You know that the various “zones” are arbitrary. The body does not really know or care what “zone” it’s in.

hmmm
I think you mean to say something more like that the zones do not exist as discrete buckets but are merely arbitrary lines drawn along a continuum.

That continuum is very real, has meaning, and your body certainly does ‘care’ where along it you are, in various ways and senses.

NO. The only negative effect is that if the intensity is high, then the volume will necessarily be lower

This is part of what I said. I gave a reason for why the volume should be limited. Olbrecht talks about the negative effect on ST fibers with high intensity training. So I would see his book, The Science of Winning. I am just passing on what he recommends.

NO again. The “threshold” is really only determined by the “strength” of the aerobic systems. The “strength” of the “anaerobic” system(s) is inversely proportional to the “threshold”.

The threshold is determined by the glycolytic (the main anaerobic system) as well as the aerobic system. As the anaerobic system gets weaker (produces less lactate and hydrogen ions) the threshold goes up. As the anaerobic system gets stronger (produces more lactate and hydrogen ions) the threshold goes down. So I am not sure what you point is. The anaerobic system is trainable up or down and as an athlete does this the threshold will change accordingly. So yes, the threshold is inversely related to the strength of the anaerobic system which is what I originally said. For the theory behind this see

Mader, A. and H. Heck (1986). “A theory of the metabolic origin of “anaerobic threshold”.” International Journal of Sports Medicine 7(Sup): S45-S65.

Mader, A. (1991). “Evaluation of the endurance performance of marathon runners and theoretical analysis of test results.” Journal of Sports Medicine and Physical Fitness 31(1): 1-19.

Mader, A. (2003). “Glycolysis and oxidative phosphorylation as a function of cytosolic phosphorylation state and power output of the muscle cell.” European Journal of Applied Physiology 88(4-5): 317-38.

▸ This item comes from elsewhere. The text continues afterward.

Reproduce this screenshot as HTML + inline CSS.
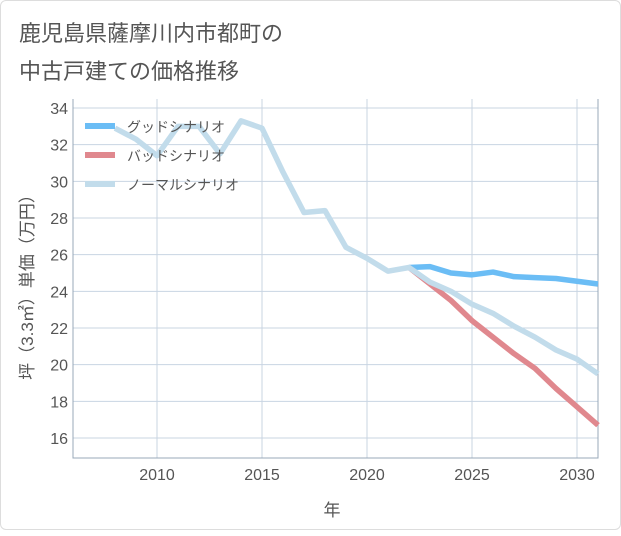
<!DOCTYPE html>
<html><head><meta charset="utf-8"><style>
body{margin:0;background:#fff;}
#c{position:absolute;left:0;top:0;width:621px;height:530px;border:1px solid #ddd;box-sizing:border-box;border-radius:6px;}
text{font-family:"Liberation Sans","Noto Sans CJK JP",sans-serif;}
</style></head><body>
<div id="c">
<svg id="s" width="621" height="530">
<text x="18" y="40" font-size="22" fill="#555">鹿児島県薩摩川内市都町の</text>
<text x="18" y="78" font-size="22" fill="#555">中古戸建ての価格推移</text>
<g id="grid"></g><g id="lines"></g>
<text x="331" y="515" font-size="17" fill="#555" text-anchor="middle">年</text>
<text transform="translate(32,282) rotate(-90)" font-size="17" fill="#555" text-anchor="middle">坪（3.3㎡）単価（万円）</text>
<g>
<rect x="84" y="122" width="30" height="6" fill="#6bbdf5"/>
<text x="126" y="131" font-size="14" fill="#555">グッドシナリオ</text>
<rect x="84" y="151" width="30" height="6" fill="#e0888e"/>
<text x="126" y="160" font-size="14" fill="#555">バッドシナリオ</text>
<rect x="84" y="180" width="30" height="6" fill="#c2dceb"/>
<text x="126" y="189" font-size="14" fill="#555">ノーマルシナリオ</text>
</g>
</svg></div>
<script>
const normalYears=[2008,2009,2010,2011,2012,2013,2014,2015,2016,2017,2018,2019,2020,2021,2022,2023,2024,2025,2026,2027,2028,2029,2030,2031];
const normalVals=[32.9,32.3,31.4,33.0,33.0,31.5,33.3,32.9,30.5,28.3,28.4,26.4,25.8,25.1,25.3,24.5,24.0,23.3,22.8,22.1,21.5,20.8,20.3,19.5];
const scenYears=[2022,2023,2024,2025,2026,2027,2028,2029,2030,2031];
const goodVals=[25.3,25.35,25.0,24.9,25.05,24.8,24.75,24.7,24.55,24.4];
const badVals=[25.3,24.4,23.5,22.4,21.5,20.6,19.8,18.7,17.7,16.7];
const xTicks=[2010,2015,2020,2025,2030];
const yTicks=[16,18,20,22,24,26,28,30,32,34];
const L=72,R=597,T=98,B=457;
const X=y=>156+(y-2010)*21;
const Y=v=>437-(v-16)*(330/18);
const NS='http://www.w3.org/2000/svg';
const g=document.getElementById('grid'),lg=document.getElementById('lines');
function mk(tag,at,p){const e=document.createElementNS(NS,tag);for(const k in at)e.setAttribute(k,at[k]);p.appendChild(e);return e;}
xTicks.forEach(t=>{
 const l=mk('line',{x1:X(t),x2:X(t),y1:T,y2:B,stroke:'#c8d4e2'},g);
 
 
 const tx=mk('text',{x:X(t),y:479,'font-size':16,fill:'#555','text-anchor':'middle'},g);tx.textContent=t;
 
 
});
yTicks.forEach(t=>{
 const l=mk('line',{x1:L,x2:R,y1:Y(t),y2:Y(t),stroke:'#c8d4e2'},g);
 
 
 const tx=mk('text',{x:67,y:Y(t)+6,'font-size':16,fill:'#555','text-anchor':'end'},g);tx.textContent=t;
 
 
});
const ax=mk('path',{d:`M${L},${T}V${B}H${R}V${T}`,fill:'none',stroke:'#98a8b8'},g);


function line(xs,vs,c,n){const p=mk('polyline',{points:xs.map((x,i)=>X(x)+','+Y(vs[i])).join(' '),fill:'none',stroke:c,'stroke-width':5.5,'stroke-linejoin':'round'},lg);
 
 }
line(scenYears,goodVals,'#6bbdf5','good-scenario-line');
line(scenYears,badVals,'#e0888e','bad-scenario-line');
line(normalYears,normalVals,'#c2dceb','normal-scenario-line');
</script>
</body></html>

These are very technical articles but come down to what I have been saying.

This as well as the training ideas on fiber types are discussed in detail in Jan Olbrecht’s The Science of Winning. The threshold is also discussed in detail on our website at

http://www.lactate.com/lactate_threshold.html

http://www.lactate.com/threshold.html

A lot of times when an athlete sees a change in the threshold it is due primarily to changes of anaerobic capacity.


hmmm
I think you mean to say something more like that the zones do not exist as discrete buckets but are merely arbitrary lines drawn along a continuum.

That continuum is very real, has meaning, and your body certainly does ‘care’ where along it you are, in various ways and senses.

Jack,

Yes. Absolutely right.

Thank you.

Thank you for posting this correction. I read slowtwitch a lot and it seems like there is always someone posting stuff that is simply wrong or at best misleading. I do not think there intention is to mislead but the results are the same. World class coaches and exercise physiologists post on this cite. Read their work and you will learn what you need.

I think the confusion stems from a persons definition of threshold, some people consider it FTP or what pace you could hold for an hour. Others base it on race distance etc (IM, HIM threshold etc) Some will also confuse lactic or anaerobic capacity with resistance, which are two different things.

A miler may have a peak lactic capacity in the 20’s where as an elite marathon runner may peak out at 8. This is the ability to recruit the anaerobic system. They both may have a similar VO2 max.

In terms of world class coaches there are some out there who are manipulating training based on the theory that anaerobic capacity does get in the way of aerobic utilization, in other words the size or present ability and ratio of each system affects the distribution or utilization of these systems across all “zones” or intensities.

Take a look at some of JerryC other posts, some really good debate on this subject.